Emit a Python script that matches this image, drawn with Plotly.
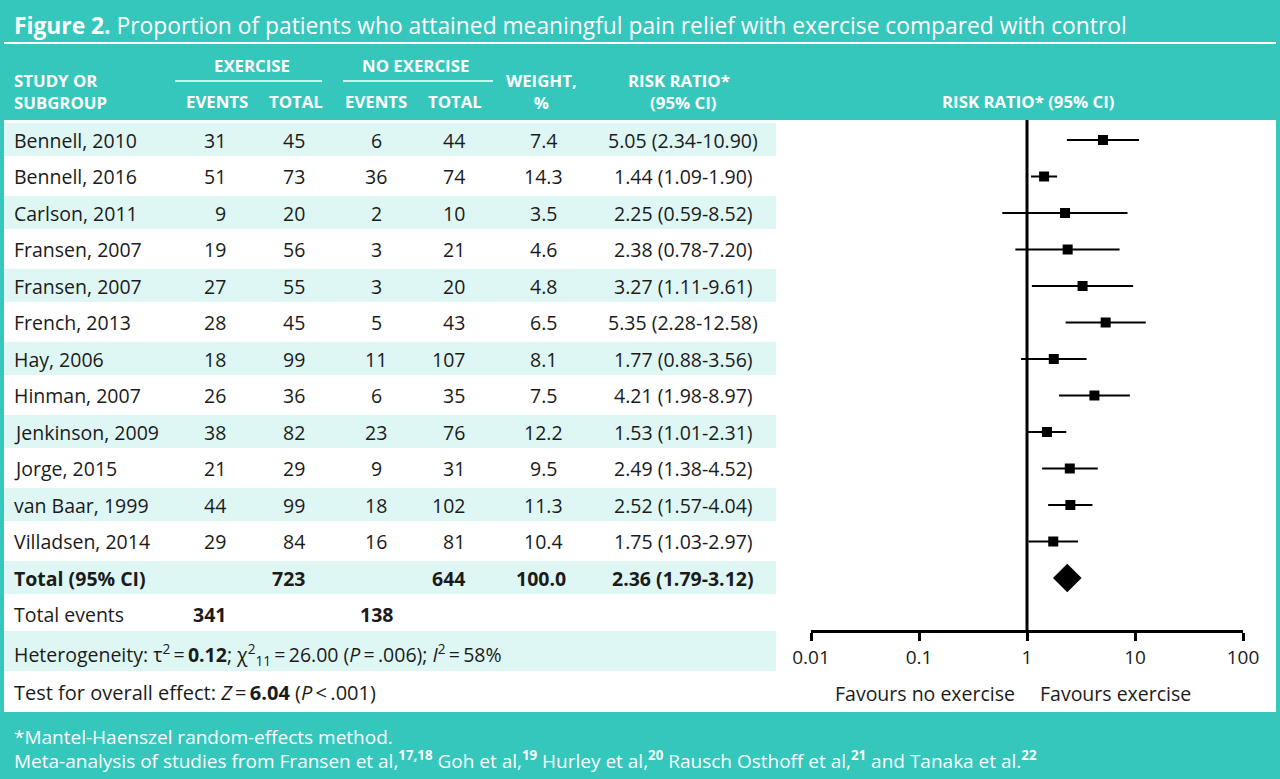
import plotly.graph_objects as go

# ---------------- data ----------------
studies = ["Bennell, 2010", "Bennell, 2016", "Carlson, 2011", "Fransen, 2007", "Fransen, 2007",
           "French, 2013", "Hay, 2006", "Hinman, 2007", "Jenkinson, 2009", "Jorge, 2015",
           "van Baar, 1999", "Villadsen, 2014"]
ex_events = [31, 51, 9, 19, 27, 28, 18, 26, 38, 21, 44, 29]
ex_total = [45, 73, 20, 56, 55, 45, 99, 36, 82, 29, 99, 84]
ctrl_events = [6, 36, 2, 3, 3, 5, 11, 6, 23, 9, 18, 16]
ctrl_total = [44, 74, 10, 21, 20, 43, 107, 35, 76, 31, 102, 81]
weights = [7.4, 14.3, 3.5, 4.6, 4.8, 6.5, 8.1, 7.5, 12.2, 9.5, 11.3, 10.4]
rr = [5.05, 1.44, 2.25, 2.38, 3.27, 5.35, 1.77, 4.21, 1.53, 2.49, 2.52, 1.75]
ci_low = [2.34, 1.09, 0.59, 0.78, 1.11, 2.28, 0.88, 1.98, 1.01, 1.38, 1.57, 1.03]
ci_high = [10.90, 1.90, 8.52, 7.20, 9.61, 12.58, 3.56, 8.97, 2.31, 4.52, 4.04, 2.97]

total_label = "Total (95% CI)"
total_ex_total = 723
total_ctrl_total = 644
total_weight = 100.0
total_rr = 2.36
total_ci_low = 1.79
total_ci_high = 3.12
total_ex_events = 341
total_ctrl_events = 138

tick_vals = [0.01, 0.1, 1, 10, 100]
tick_text = ["0.01", "0.1", "1", "10", "100"]

# ---------------- style ----------------
W, H = 1280, 779
TEAL = "#35c7bc"
STRIPE = "#dff7f4"
TXT = "#1b1b1b"
FONT = "Open Sans"
BODY = 19.5
ROW0, PITCH = 140.0, 36.5
PLOT_TOP, AXIS_Y = 120.0, 630.0


def px(x):
    return x / W


def py(y):
    return 1 - y / H


def row_y(i):
    return ROW0 + PITCH * i


fig = go.Figure()

shapes = []
annotations = []

# white panel
shapes.append(dict(type="rect", xref="paper", yref="paper", x0=px(4), x1=px(1276), y0=py(712), y1=py(120),
                   fillcolor="white", line=dict(width=0), layer="below"))
# stripes
n_rows = len(studies) + 1
for i in range(0, n_rows, 2):
    yc = row_y(i)
    top = max(PLOT_TOP, yc - 17)
    shapes.append(dict(type="rect", xref="paper", yref="paper", x0=px(4), x1=px(776),
                       y0=py(yc + 16), y1=py(top), fillcolor=STRIPE, line=dict(width=0), layer="below"))
shapes.append(dict(type="rect", xref="paper", yref="paper", x0=px(4), x1=px(776),
                   y0=py(671), y1=py(631), fillcolor=STRIPE, line=dict(width=0), layer="below"))
# title rule
shapes.append(dict(type="line", xref="paper", yref="paper", x0=px(4), x1=px(1276), y0=py(43), y1=py(43),
                   line=dict(color="white", width=2)))
# header group rules
for x0, x1 in [(175, 322), (343, 493)]:
    shapes.append(dict(type="line", xref="paper", yref="paper", x0=px(x0), x1=px(x1), y0=py(81), y1=py(81),
                       line=dict(color="white", width=1.5)))


def ann(x, y, text, anchor="left", size=BODY, color=TXT, bold=False, align=None):
    if bold:
        text = "<b>" + text + "</b>"
    annotations.append(dict(x=px(x), y=py(y), xref="paper", yref="paper", text=text, showarrow=False,
                            xanchor=anchor, yanchor="middle", align=align or anchor,
                            font=dict(size=size, color=color, family=FONT)))


# title
ann(12, 25, "<b>Figure 2.</b> Proportion of patients who attained meaningful pain relief with exercise compared with control",
    size=22.8, color="white")

# header
HS = 16.8
ann(12, 91.5, "STUDY OR<br>SUBGROUP", size=HS, color="white", bold=True)
ann(252, 65, "EXERCISE", "center", HS, "white", True)
ann(415, 65, "NO EXERCISE", "center", HS, "white", True)
ann(217, 102, "EVENTS", "center", HS, "white", True)
ann(296, 102, "TOTAL", "center", HS, "white", True)
ann(376, 102, "EVENTS", "center", HS, "white", True)
ann(455, 102, "TOTAL", "center", HS, "white", True)
ann(541, 91.5, "WEIGHT,<br>%", "center", HS, "white", True)
ann(679, 91.5, "RISK RATIO*<br>\u00a0\u00a0(95% CI)", "center", HS, "white", True)
ann(1028, 102, "RISK RATIO* (95% CI)", "center", HS, "white", True)

# body rows
for i, name in enumerate(studies):
    y = row_y(i)
    ann(12, y, name)
    ann(228, y, str(ex_events[i]), "right")
    ann(307, y, str(ex_total[i]), "right")
    ann(376, y, str(ctrl_events[i]), "center")
    ann(467, y, str(ctrl_total[i]), "right")
    ann(543, y, f"{weights[i]:.1f}", "center")
    ann(683, y, f"{rr[i]:.2f} ({ci_low[i]:.2f}-{ci_high[i]:.2f})", "center")

yt = row_y(len(studies))
ann(12, yt, total_label, bold=True)
ann(307, yt, str(total_ex_total), "right", bold=True)
ann(467, yt, str(total_ctrl_total), "right", bold=True)
ann(541, yt, f"{total_weight:.1f}", "center", bold=True)
ann(683, yt, f"{total_rr:.2f} ({total_ci_low:.2f}-{total_ci_high:.2f})", "center", bold=True)

ye = row_y(len(studies) + 1)
ann(12, ye, "Total events")
ann(228, ye, str(total_ex_events), "right", bold=True)
ann(376, ye, str(total_ctrl_events), "center", bold=True)

ts = "\u2009"
ann(12, 654, f"Heterogeneity: τ<sup>2</sup>{ts}={ts}<b>0.12</b>; χ<sup>2</sup><sub>11</sub>{ts}={ts}26.00 "
             f"(<i>P</i>{ts}={ts}.006); <i>I</i><sup>2</sup>{ts}={ts}58%")
ann(12, 692, f"Test for overall effect: <i>Z</i>{ts}={ts}<b>6.04</b> (<i>P</i>{ts}&lt;{ts}.001)", size=20)

# forest axis captions
ann(925, 693, "Favours no exercise", "center")
ann(1115, 693, "Favours exercise", "center")

# footer
FS = 19
ann(12, 737, "*Mantel-Haenszel random-effects method.", color="white", size=FS)
ann(12, 760, "Meta-analysis of studies from Fransen et al,<sup><b>17,18</b></sup> Goh et al,<sup><b>19</b></sup> "
             "Hurley et al,<sup><b>20</b></sup> Rausch Osthoff et al,<sup><b>21</b></sup> and Tanaka et al.<sup><b>22</b></sup>",
    color="white", size=FS)

# ---------------- forest plot ----------------
rows = list(range(len(studies)))
ci_x, ci_y = [], []
for i in rows:
    ci_x += [ci_low[i], ci_high[i], None]
    ci_y += [i, i, None]

fig.add_trace(go.Scatter(x=ci_x, y=ci_y, mode="lines", line=dict(color="black", width=2),
                         hoverinfo="skip", showlegend=False))
fig.add_trace(go.Scatter(x=rr, y=rows, mode="markers",
                         marker=dict(symbol="square", size=10, color="black"), showlegend=False))
fig.add_trace(go.Scatter(x=[total_rr], y=[len(studies)], mode="markers",
                         marker=dict(symbol="diamond", size=22, color="black"), showlegend=False))

# reference line at RR = 1
shapes.append(dict(type="line", xref="x", yref="y domain", x0=1, x1=1, y0=0, y1=1,
                   line=dict(color="black", width=3)))

# y axis maps row index to pixel rows
y_top_val = (PLOT_TOP - ROW0) / PITCH
y_bot_val = (AXIS_Y - ROW0) / PITCH

fig.update_layout(
    width=W, height=H,
    margin=dict(l=0, r=0, t=0, b=0, pad=0, autoexpand=False),
    paper_bgcolor=TEAL, plot_bgcolor="rgba(0,0,0,0)",
    xaxis=dict(type="log", range=[-2, 2], domain=[px(811), px(1243)], automargin=False,
               tickvals=tick_vals, ticktext=tick_text, ticks="outside", ticklen=8, tickwidth=3,
               tickcolor="black", showline=True, linecolor="black", linewidth=3,
               showgrid=False, zeroline=False, tickfont=dict(size=19, color=TXT, family=FONT)),
    yaxis=dict(range=[y_bot_val, y_top_val], domain=[py(AXIS_Y), py(PLOT_TOP)], automargin=False,
               visible=False, showgrid=False, zeroline=False),
    shapes=shapes, annotations=annotations,
)

fig.write_html("out.html", config={"displayModeBar": False},
               post_script="document.body.style.margin='0';document.body.style.overflow='hidden';")
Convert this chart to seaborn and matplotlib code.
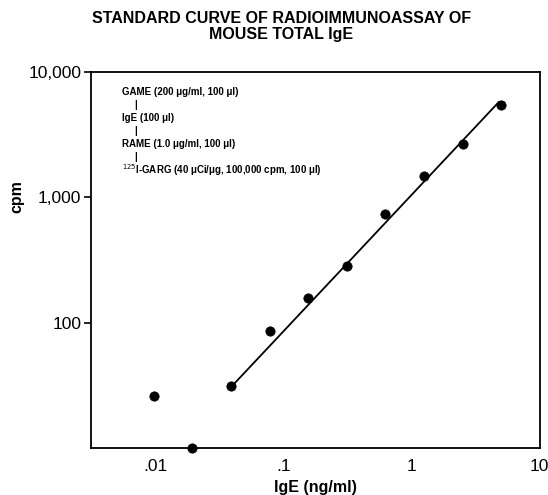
import matplotlib
matplotlib.use("Agg")
import matplotlib.pyplot as plt
import pandas as pd
import seaborn as sns

# IgE standard curve values
ige_ng_ml = [0.0098, 0.0195, 0.039, 0.078, 0.156, 0.3125, 0.625, 1.25, 2.5, 5.0]
cpm = [26, 10, 31, 85, 156, 281, 730, 1470, 2650, 5400]

# ends of the drawn standard line
fit_x = [0.0395, 4.8]
fit_y = [31, 5750]

x_ticks = [0.01, 0.1, 1, 10]
x_tick_labels = [".01", ".1", "1", "10"]
y_ticks = [100, 1000, 10000]
y_tick_labels = ["100", "1,000", "10,000"]

protocol = [
    "GAME (200 μg/ml, 100 μl)",
    "|",
    "IgE (100 μl)",
    "|",
    "RAME (1.0 μg/ml, 100 μl)",
    "|",
    "$^{125}$I-GARG (40 μCi/μg, 100,000 cpm, 100 μl)",
]

sns.set_style("white")
plt.rcParams['font.family'] = ['Liberation Sans', 'DejaVu Sans']
plt.rcParams['text.color'] = 'black'
plt.rcParams['axes.labelcolor'] = 'black'
plt.rcParams['xtick.color'] = 'black'
plt.rcParams['ytick.color'] = 'black'

df = pd.DataFrame({"x": ige_ng_ml, "y": cpm})
df_fit = pd.DataFrame({"x": fit_x, "y": fit_y})

fig = plt.figure(figsize=(5.48, 4.95), dpi=100)
ax = fig.add_axes([0.166, 0.095, 0.819, 0.76])

sns.lineplot(data=df_fit, x="x", y="y", color="black", linewidth=1.3, ax=ax)
sns.scatterplot(data=df, x="x", y="y", color="black", s=45, edgecolor="black",
                zorder=5, clip_on=False, ax=ax)

ax.set_xscale("log")
ax.set_yscale("log")
ax.set_xlim(0.00315, 10)
ax.set_ylim(10, 10000)
ax.minorticks_off()
ax.set_xticks(x_ticks)
ax.set_xticklabels(x_tick_labels)
ax.set_yticks(y_ticks)
ax.set_yticklabels(y_tick_labels)
ax.tick_params(axis="x", direction="in", length=5, width=1.2, labelsize=12.5, pad=8)
ax.tick_params(axis="y", direction="out", length=5, width=1.2, labelsize=12.5, pad=2,
               left=True)

for s in ax.spines.values():
    s.set_visible(True)
    s.set_color("black")
    s.set_linewidth(1.3)

ax.set_xlabel("IgE (ng/ml)", fontsize=11.5, fontweight="bold", labelpad=4)
ax.set_ylabel("cpm", fontsize=11.5, fontweight="bold")
# the y label sits level with the 1,000 tick in the original
ax.yaxis.set_label_coords(-0.148, 0.667)

fig.text(0.513, 0.978, "STANDARD CURVE OF RADIOIMMUNOASSAY OF\nMOUSE TOTAL IgE",
         fontsize=11.5, fontweight="bold", linespacing=1.1, ha="center", va="top")

for i, line in enumerate(protocol):
    xpos = 0.097 if line == "|" else 0.069
    ax.text(xpos, 0.945 - i * 0.0345, line, transform=ax.transAxes,
            fontsize=7, fontweight="bold", va="center", ha="left")

fig.savefig("out.png", dpi=100)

= = = =

Make an exact copy of the lines from the one that contains "Convert this chart" through the one that contains "ax.yaxis.set_label_coords(-0.148, 0.667)", both included, and no other lines. Pictures are skipped.

§ Problem solution:
Convert this chart to seaborn and matplotlib code.
import matplotlib
matplotlib.use("Agg")
import matplotlib.pyplot as plt
import pandas as pd
import seaborn as sns

# IgE standard curve values
ige_ng_ml = [0.0098, 0.0195, 0.039, 0.078, 0.156, 0.3125, 0.625, 1.25, 2.5, 5.0]
cpm = [26, 10, 31, 85, 156, 281, 730, 1470, 2650, 5400]

# ends of the drawn standard line
fit_x = [0.0395, 4.8]
fit_y = [31, 5750]

x_ticks = [0.01, 0.1, 1, 10]
x_tick_labels = [".01", ".1", "1", "10"]
y_ticks = [100, 1000, 10000]
y_tick_labels = ["100", "1,000", "10,000"]

protocol = [
    "GAME (200 μg/ml, 100 μl)",
    "|",
    "IgE (100 μl)",
    "|",
    "RAME (1.0 μg/ml, 100 μl)",
    "|",
    "$^{125}$I-GARG (40 μCi/μg, 100,000 cpm, 100 μl)",
]

sns.set_style("white")
plt.rcParams['font.family'] = ['Liberation Sans', 'DejaVu Sans']
plt.rcParams['text.color'] = 'black'
plt.rcParams['axes.labelcolor'] = 'black'
plt.rcParams['xtick.color'] = 'black'
plt.rcParams['ytick.color'] = 'black'

df = pd.DataFrame({"x": ige_ng_ml, "y": cpm})
df_fit = pd.DataFrame({"x": fit_x, "y": fit_y})

fig = plt.figure(figsize=(5.48, 4.95), dpi=100)
ax = fig.add_axes([0.166, 0.095, 0.819, 0.76])

sns.lineplot(data=df_fit, x="x", y="y", color="black", linewidth=1.3, ax=ax)
sns.scatterplot(data=df, x="x", y="y", color="black", s=45, edgecolor="black",
                zorder=5, clip_on=False, ax=ax)

ax.set_xscale("log")
ax.set_yscale("log")
ax.set_xlim(0.00315, 10)
ax.set_ylim(10, 10000)
ax.minorticks_off()
ax.set_xticks(x_ticks)
ax.set_xticklabels(x_tick_labels)
ax.set_yticks(y_ticks)
ax.set_yticklabels(y_tick_labels)
ax.tick_params(axis="x", direction="in", length=5, width=1.2, labelsize=12.5, pad=8)
ax.tick_params(axis="y", direction="out", length=5, width=1.2, labelsize=12.5, pad=2,
               left=True)

for s in ax.spines.values():
    s.set_visible(True)
    s.set_color("black")
    s.set_linewidth(1.3)

ax.set_xlabel("IgE (ng/ml)", fontsize=11.5, fontweight="bold", labelpad=4)
ax.set_ylabel("cpm", fontsize=11.5, fontweight="bold")
# the y label sits level with the 1,000 tick in the original
ax.yaxis.set_label_coords(-0.148, 0.667)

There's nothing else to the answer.